ある日彼女が高校生の時から使っていた自転車が壊れたので新しい自転車を買いたいと言ってきた。
高校からと言ってもその時は大学3年なのでまだ6年ちょっと。
ロードバイクに乗っていたことでそこそこのトラブルなら対処できると少し自信のあった自分はとりあえず彼女に自転車を見せてもらうことにした。
自転車を見て、ほどなくして自分の小さな自信は粉々に崩れ去る。
なんと後輪のスポークが根本から折れ、中央の部分(ボス?)に巻き付いてしまっている。それが原因で踏み込みが重いだけでなくラチェットが働かなくなってバックもできなくなっていた。
「これは修理するより買い直す方が早いね」
そう言うと彼女は少し残念そうにしていたがバイトに行くのに自転車が必要なこともあって猶予もあまり無かったので、すぐにサイクルショップへ行くことにした。
サイクルショップで色々な自転車を見ているうちに彼女がロードバイクが好きだったことを思い出し、ロードバイクを薦めてみたが持ち合わせがなく更に高価であることを理由に首を縦に振らない。
そこは山ほど年上の自分を素直に頼って欲しかったのだが付き合い始めて一回も金銭面で自分に(と言うか他人に)甘えることがなかった彼女は「必ず貯金して返す」と言う条件で渋々了承し、ロードバイクを買うことにしたのだった。
選んだモデルはLGS-WSR。
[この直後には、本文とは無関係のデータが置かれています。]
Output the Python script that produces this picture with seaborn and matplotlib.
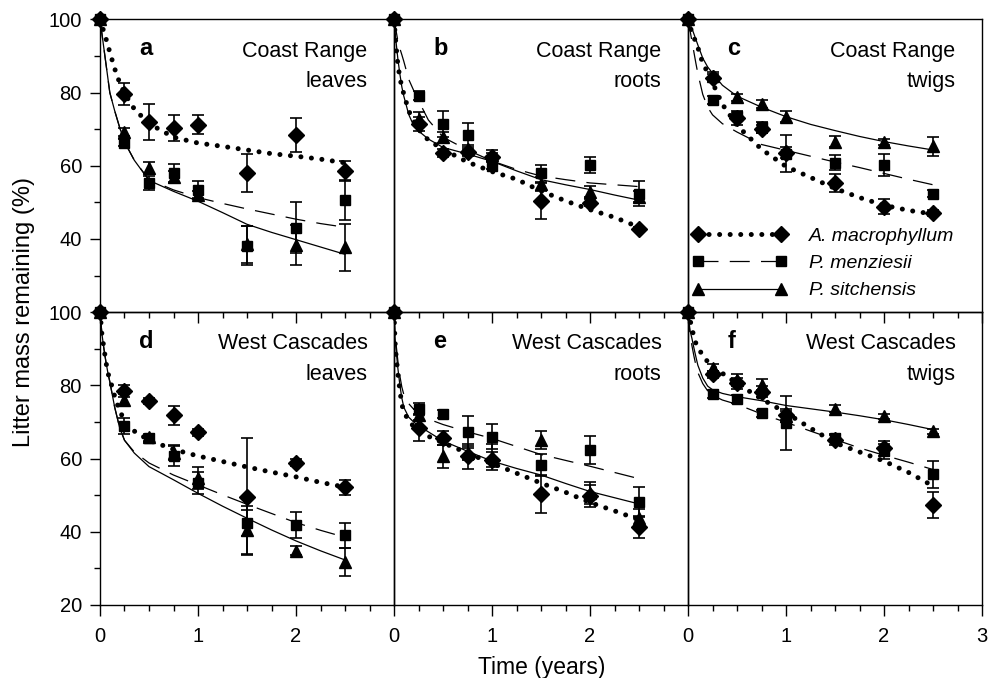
import matplotlib
matplotlib.use("Agg")
import matplotlib.pyplot as plt
from matplotlib.lines import Line2D
from matplotlib.ticker import FixedLocator
import seaborn as sns

# sampling times (years) and times along the fitted curves
t_obs = [0, 0.25, 0.5, 0.75, 1, 1.5, 2, 2.5]
t_fit = [0, 0.01, 0.02, 0.04, 0.06, 0.08, 0.1, 0.15, 0.2, 0.25, 0.35,
         0.5, 0.75, 1.0, 1.25, 1.5, 1.75, 2.0, 2.25, 2.5]

# --- a: Coast Range leaves
a_mac = [100, 79.6, 71.9, 70.3, 71.2, 58.1, 68.4, 58.5]
a_mac_se = [0, 3, 5, 3.5, 2.6, 5.2, 4.7, 2.7]
a_men = [100, 66.3, 55.3, 57.9, 53.5, 38.2, 43.1, 50.6]
a_men_se = [0, 1, 2, 2.5, 2.4, 5.3, 6.9, 5.5]
a_sit = [100, 69.2, 59.4, 57.0, 52.0, 38.5, 38.4, 37.7]
a_sit_se = [0, 1, 1.5, 1.5, 1, 5, 5.5, 6.5]
a_mac_fit = [100, 99.2, 98.4, 96.5, 94.8, 93, 91, 86.5, 82.7, 79.8, 75.5,
             71.5, 67.8, 66.2, 65.3, 64.3, 63.3, 62.6, 61.8, 60.8]
a_men_fit = [100, 98, 96, 92, 88, 84, 80, 75, 70.5, 66.5, 61.5,
             56.2, 53.4, 51.3, 49.7, 48.2, 46.8, 45.4, 44.2, 43.2]
a_sit_fit = [100, 98, 96, 92, 88, 84, 80, 75, 70.5, 66.5, 61.5,
             56, 53, 50.3, 47.2, 44, 41.8, 39.8, 37.8, 35.8]

# --- b: Coast Range roots
b_mac = [100, 71.4, 63.5, 63.7, 62.5, 50.4, 49.9, 42.7]
b_mac_se = [0, 2, 1, 1, 1, 5, 1, 0.5]
b_men = [100, 79.1, 71.4, 68.3, 60, 57.9, 60.3, 52.4]
b_men_se = [0, 1.2, 3.6, 3.3, 1, 2.3, 2.2, 3.3]
b_sit = [100, 72.8, 67.8, 64.6, 62.8, 55, 52.9, 51.5]
b_sit_se = [0, 2, 1.5, 1, 1.5, 2, 1.5, 1.5]
b_mac_fit = [100, 96.5, 93, 87.5, 84, 81.5, 79.6, 75, 72.3, 70, 67,
             64.5, 61, 58.4, 56.3, 53.1, 50.4, 48, 45.9, 43.2]
b_men_fit = [100, 98.5, 97, 94, 92, 90.3, 88.5, 83.6, 80.6, 77.8, 72.5,
             67.8, 64.3, 61.3, 59, 57.2, 56.2, 55.3, 54.8, 54.3]
b_sit_fit = [100, 97, 94, 89, 85, 81.5, 79, 74, 71, 69.5, 67.3,
             65, 63.2, 61.2, 58.6, 56.2, 54.8, 53.5, 52, 50.6]

# --- c: Coast Range twigs
c_mac = [100, 84.1, 73, 70, 63.5, 55.2, 48.8, 47]
c_mac_se = [0, 1, 2, 1, 1.5, 2.5, 2, 0.8]
c_men = [100, 78, 73.5, 70.5, 63.3, 60.8, 60.1, 52.4]
c_men_se = [0, 1, 1, 1.5, 5, 2, 3, 1]
c_sit = [100, 84.5, 78.7, 76.9, 73.4, 66.5, 66.5, 65.3]
c_sit_se = [0, 1, 1, 1, 1.5, 1.5, 0.8, 2.6]
c_mac_fit = [100, 99.3, 98.3, 96.2, 95, 93.8, 92.3, 88, 85.5, 82.7, 76.8,
             71, 64.5, 59.8, 56.8, 53.8, 51.3, 49.2, 47.8, 46.8]
c_men_fit = [100, 98.5, 97, 94, 91, 88, 85.2, 79.5, 76, 73.9, 71.5,
             69.2, 65.8, 64.2, 62.6, 61, 59.5, 57.9, 56.3, 54.8]
c_sit_fit = [100, 99.3, 98.6, 97.5, 96, 94.5, 93, 89.4, 87, 85.3, 82,
             79, 76, 73.4, 71.3, 69.6, 68, 66.6, 65.4, 64.3]

# --- d: West Cascades leaves
d_mac = [100, 78.5, 75.8, 71.8, 67.2, 49.6, 58.9, 52.1]
d_mac_se = [0, 1.6, 0.8, 2.5, 1, 16, 1, 2.1]
d_men = [100, 68.8, 65.5, 60.6, 53.3, 42.4, 41.9, 39.0]
d_men_se = [0, 2.2, 1, 2.7, 3, 3.5, 3.5, 3.5]
d_sit = [100, 76.1, 65.8, 61.6, 54.6, 40.5, 34.8, 31.7]
d_sit_se = [0, 1.5, 1, 2, 3, 6.5, 1.2, 3.8]
d_mac_fit = [100, 97, 93.8, 90.2, 86.5, 83.4, 81.8, 77, 73, 70.5, 67.5,
             65, 62.5, 60.7, 59.2, 57.7, 56.3, 55, 53.5, 52.2]
d_men_fit = [100, 97, 94, 90, 86.5, 83.5, 81, 74, 68.5, 65, 61.8,
             58.8, 55.5, 52.8, 50.1, 47.5, 45, 42.5, 40.4, 38.5]
d_sit_fit = [100, 97, 94, 90, 86.5, 83.5, 81, 74, 68.5, 65, 61.5,
             57.8, 54.2, 50.5, 47, 43.7, 40.5, 37.5, 34.8, 32.3]

# --- e: West Cascades roots
e_mac = [100, 68.3, 65.6, 60.6, 59.7, 50.3, 49.9, 41.4]
e_mac_se = [0, 3.6, 2, 3.5, 2, 5.2, 3, 3]
e_men = [100, 73.6, 72.2, 67.2, 66.0, 58.3, 62.4, 48.1]
e_men_se = [0, 1.5, 1.2, 4.3, 3.4, 3, 3.8, 4]
e_sit = [100, 72.0, 60.6, 61.5, 60.5, 65.1, 50.5, 43.7]
e_sit_se = [0, 1.5, 3.2, 2, 3.5, 2.4, 3, 2.5]
e_mac_fit = [100, 92, 88.5, 83, 78.5, 74.8, 72.8, 70.3, 68.8, 67.8, 66.1,
             64.3, 61.5, 58.7, 56, 53.3, 50.8, 48, 45.7, 43.3]
e_men_fit = [100, 94, 91.5, 86.5, 82.5, 79.5, 77.5, 75, 73.5, 72.5, 70.8,
             69.3, 67.3, 65.5, 63.3, 61.1, 59.5, 57.9, 56.2, 54.5]
e_sit_fit = [100, 93, 90, 84.5, 80, 76.5, 74, 71.3, 70, 69, 67.3,
             64.8, 62, 59.3, 57.3, 55.5, 53.2, 51, 49.3, 47.6]

# --- f: West Cascades twigs
f_mac = [100, 83, 80.6, 78.2, 72.0, 65.1, 62.8, 47.3]
f_mac_se = [0, 1, 1.5, 1.5, 1.5, 1.5, 2, 3.6]
f_men = [100, 77.6, 76.3, 72.4, 69.7, 65.5, 62.0, 55.7]
f_men_se = [0, 1, 1, 1, 7.3, 1, 2, 3.7]
f_sit = [100, 84.8, 81.5, 80.2, 71.5, 73.6, 71.5, 67.4]
f_sit_se = [0, 1, 1.5, 1.5, 1.5, 1, 0.8, 0.8]
f_mac_fit = [100, 99, 98, 95.5, 93.3, 91.5, 90.6, 88, 86.5, 85.2, 83.3,
             80.5, 76.3, 72.5, 68.3, 64.3, 61.8, 59.3, 56.2, 52.5]
f_men_fit = [100, 97, 94, 90.8, 88, 85.5, 83.5, 80.5, 78.5, 77.3, 76,
             74.8, 72.2, 69.9, 67.5, 65.2, 62.9, 60.9, 59, 57]
f_sit_fit = [100, 97.5, 95, 92.8, 90.2, 87.8, 85.5, 82, 79.8, 78.8, 77.8,
             76.9, 75.8, 74.5, 73.6, 72.7, 71.7, 70.6, 69.3, 67.9]

species = ["A. macrophyllum", "P. menziesii", "P. sitchensis"]
panels = [
    ("a", "Coast Range", "leaves",
     [(a_mac, a_mac_se, a_mac_fit), (a_men, a_men_se, a_men_fit), (a_sit, a_sit_se, a_sit_fit)]),
    ("b", "Coast Range", "roots",
     [(b_mac, b_mac_se, b_mac_fit), (b_men, b_men_se, b_men_fit), (b_sit, b_sit_se, b_sit_fit)]),
    ("c", "Coast Range", "twigs",
     [(c_mac, c_mac_se, c_mac_fit), (c_men, c_men_se, c_men_fit), (c_sit, c_sit_se, c_sit_fit)]),
    ("d", "West Cascades", "leaves",
     [(d_mac, d_mac_se, d_mac_fit), (d_men, d_men_se, d_men_fit), (d_sit, d_sit_se, d_sit_fit)]),
    ("e", "West Cascades", "roots",
     [(e_mac, e_mac_se, e_mac_fit), (e_men, e_men_se, e_men_fit), (e_sit, e_sit_se, e_sit_fit)]),
    ("f", "West Cascades", "twigs",
     [(f_mac, f_mac_se, f_mac_fit), (f_men, f_men_se, f_men_fit), (f_sit, f_sit_se, f_sit_fit)]),
]

# line / marker style per species
line_kw = [
    dict(linestyle=(0, (0.01, 2.1)), lw=3.6, dash_capstyle="round"),
    dict(linestyle=(0, (16, 9)), lw=0.9),
    dict(linestyle="-", lw=0.9),
]
markers = [("D", 8.5), ("s", 7), ("^", 8.5)]

sns.set_style("ticks")
plt.rcParams["font.family"] = ["Liberation Sans", "DejaVu Sans"]
plt.rcParams["axes.linewidth"] = 1.0
for key in ["text.color", "axes.labelcolor", "xtick.color", "ytick.color",
            "axes.edgecolor"]:
    plt.rcParams[key] = "black"

fig, axes = plt.subplots(2, 3, figsize=(9.95, 6.78), dpi=100)
fig.subplots_adjust(left=0.1005, right=0.987, top=0.9715, bottom=0.1077,
                    wspace=0, hspace=0)

for ax, (letter, site, tissue, series) in zip(axes.flat, panels):
    ax.patch.set_alpha(0)
    for k, (obs, se, fit) in enumerate(series):
        sns.lineplot(x=t_fit, y=fit, ax=ax, color="black", errorbar=None,
                     zorder=2, **line_kw[k])
        m, ms = markers[k]
        cont = ax.errorbar(t_obs, obs, yerr=se, fmt=m, ms=ms, color="black",
                           ecolor="black", elinewidth=1.2, capsize=4.3,
                           capthick=1.2, zorder=3)
        for art in cont.get_children():
            art.set_clip_on(False)
    ax.text(0.133, 0.878, letter, transform=ax.transAxes, fontsize=17,
            fontweight="bold", ha="left", va="baseline")
    ax.text(0.91, 0.873, site, transform=ax.transAxes, fontsize=15.5,
            ha="right", va="baseline")
    ax.text(0.91, 0.768, tissue, transform=ax.transAxes, fontsize=15.5,
            ha="right", va="baseline")

for i, ax in enumerate(axes.flat):
    row, col = divmod(i, 3)
    ax.set_xlim(0, 3)
    ax.set_ylim(20, 100)
    for side in ["top", "right", "left", "bottom"]:
        ax.spines[side].set_visible(True)
        ax.spines[side].set_color("black")
    ax.set_xticks([0, 1, 2, 3] if col == 2 else [0, 1, 2])
    ax.xaxis.set_minor_locator(FixedLocator([0.25, 0.5, 0.75, 1.25, 1.5, 1.75,
                                             2.25, 2.5, 2.75]))
    ax.tick_params(axis="x", which="major", direction="out", length=8,
                   width=1, labelsize=14.5, pad=8, labelbottom=(row == 1))
    ax.tick_params(axis="x", which="minor", direction="out", length=4.5, width=1)
    ax.set_ylabel("")
    if col == 0:
        ax.set_yticks([20, 40, 60, 80, 100] if row == 1 else [40, 60, 80, 100])
        ax.yaxis.set_minor_locator(FixedLocator([30, 50, 70, 90]))
        ax.tick_params(axis="y", which="major", direction="out", length=7,
                       width=1, labelsize=14.5, pad=6)
        ax.tick_params(axis="y", which="minor", direction="out", length=4, width=1)
    else:
        ax.set_yticks([])
        ax.tick_params(axis="y", which="both", left=False, labelleft=False)

# legend inside panel c
handles = []
for k in range(3):
    m, ms = markers[k]
    handles.append(Line2D([0, 1], [0, 0], color="black", marker=m, ms=ms,
                          markevery=[1], **line_kw[k]))
axes[0, 2].legend(handles, species, loc="lower left",
                  bbox_to_anchor=(0.0, 0.03), frameon=False, numpoints=2,
                  handlelength=4.9, handletextpad=1.1, labelspacing=0.5,
                  borderaxespad=0, borderpad=0.2,
                  prop=dict(size=14, style="italic"))

fig.text(0.024, 0.54, "Litter mass remaining (%)", rotation=90,
         ha="center", va="center", fontsize=17)
fig.text(0.544, 0.016, "Time (years)", ha="center", va="center", fontsize=16.5)

fig.savefig("out.png", dpi=100)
有名なルイガノ社の一般的なアルミフレームモデルで初心者にも手軽に薦められるグレードだ。
好きだったロードバイクを手に入れて嬉しそうな彼女だったが自分は後日結構後悔させられることになる話はまた別の機会に…
いつか一緒にロードバイクで走れたらどんなに楽しいだろうか。
その時はそんな妄想をしながら自転車を狭い車のリアシートに詰め込んで彼女の家まで送って行ったのだった。